Alan Clawley asks another question of the Library of Birmingham.
Who is responsible for giving us what we now consider to be a mixed blessing – the Library of Birmingham? On one hand it is a popular visitor attraction earning five-star reviews in the social media. People queue to get in to make sure of a good seat or a place with a computer. On the other hand the few staff that run it can’t properly serve the needs of the serious researcher or even the enthusiastic reader.
In its last year the LoB Development Trust was only kept afloat by dint of its well-heeled trustees providing 85% of its income from their own pockets. Now it is being would up and the great and good – such as eminent historian David Cannadine and the Library’s architect Francine Houben – who sat on its board, have gone home. There’s no money left to employ its Chief Executive, retired librarian Brian Gambles.
How can these once-optimistic VIPs not feel a sense of failure and disappointment at the new library’s early fall from grace? No-one is yet talking about demolishing it but plans are already afoot to adapt part of the building for uses other than that of a library – a strategy that the council rejected when it was suggested for the Central Library. The first floor of the new building is now closed to the public and the bare white partitions that have been installed to provide classrooms for the Brasshouse Language Centre block the views out that were once a top selling point.
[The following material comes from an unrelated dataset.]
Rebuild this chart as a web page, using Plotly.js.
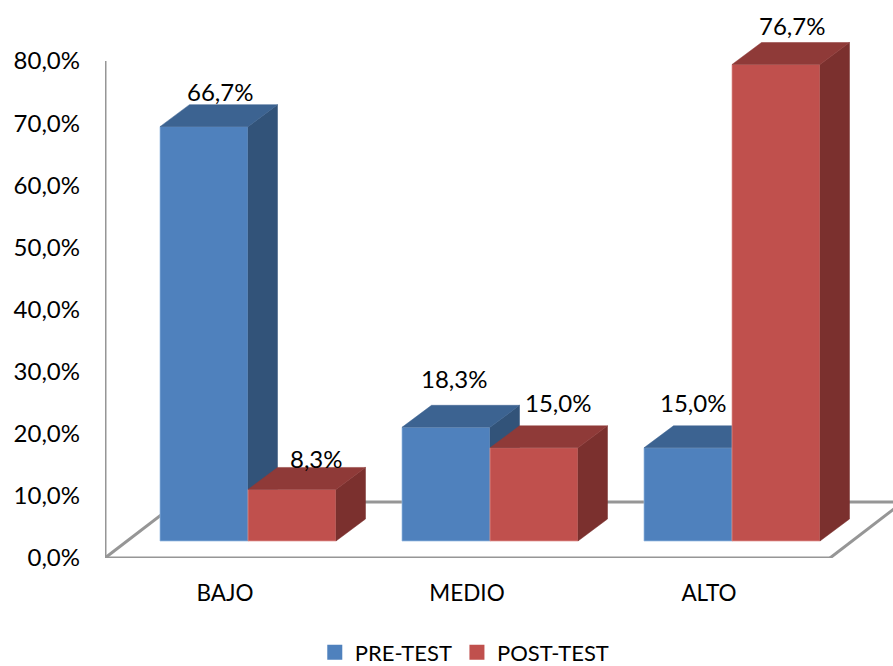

Should we blame the architect for not asking the right questions during the design process? Should architects have to convince themselves that their beautiful building has a viable long-term management plan before plunging ahead with their architectural design? They are of course, primarily interested in whether their client can pay the builder as well as their own fees which are usually based on a percentage of the building cost. Architects have no legal responsibility for the running of the building once it’s been handed over.
Francine Houben’s role as a Trustee would have been purely advisory, and may even have precluded her from being paid for adaptation work on the Library. Perhaps that is just as well for as she must be unhappy to say the least to see her original concept watered down so. I would expect another architect to have been called in to avoid embarrassment all round.
We can’t blame the government as it was never party to Birmingham City Council’s decision to build a new library. Although the council is legally obliged to provide a public library service, it already had a fully-functioning 40-year-old Central Library that was probably still being paid for. The council’s pleas for government funding, such as Private Finance Initiative, were refused so the council borrowed all the money instead. The government can’t therefore be blamed for failing to give the Council enough money to pay for a new library that it didn’t ask for.
Should we blame our City Councillors for failing to challenge their leaders’ decisions? As they rarely express their views in public it’s impossible to tell what they really think. We have to assume therefore that they all agreed with their leaders’ decisions. Building an expensive new Library never figured in party manifestos at election time so it was never put to the popular vote. They are therefore entirely responsible for the outcome and for finding solutions.
Ironically, the people that are left with the Library’s problems are not those who were primarily responsible for creating them. Those people have long since left the stage.
What’s worse is that first floor is the most important floor (most accessible large floor) in the building, and yet will no longer be a floor of the library.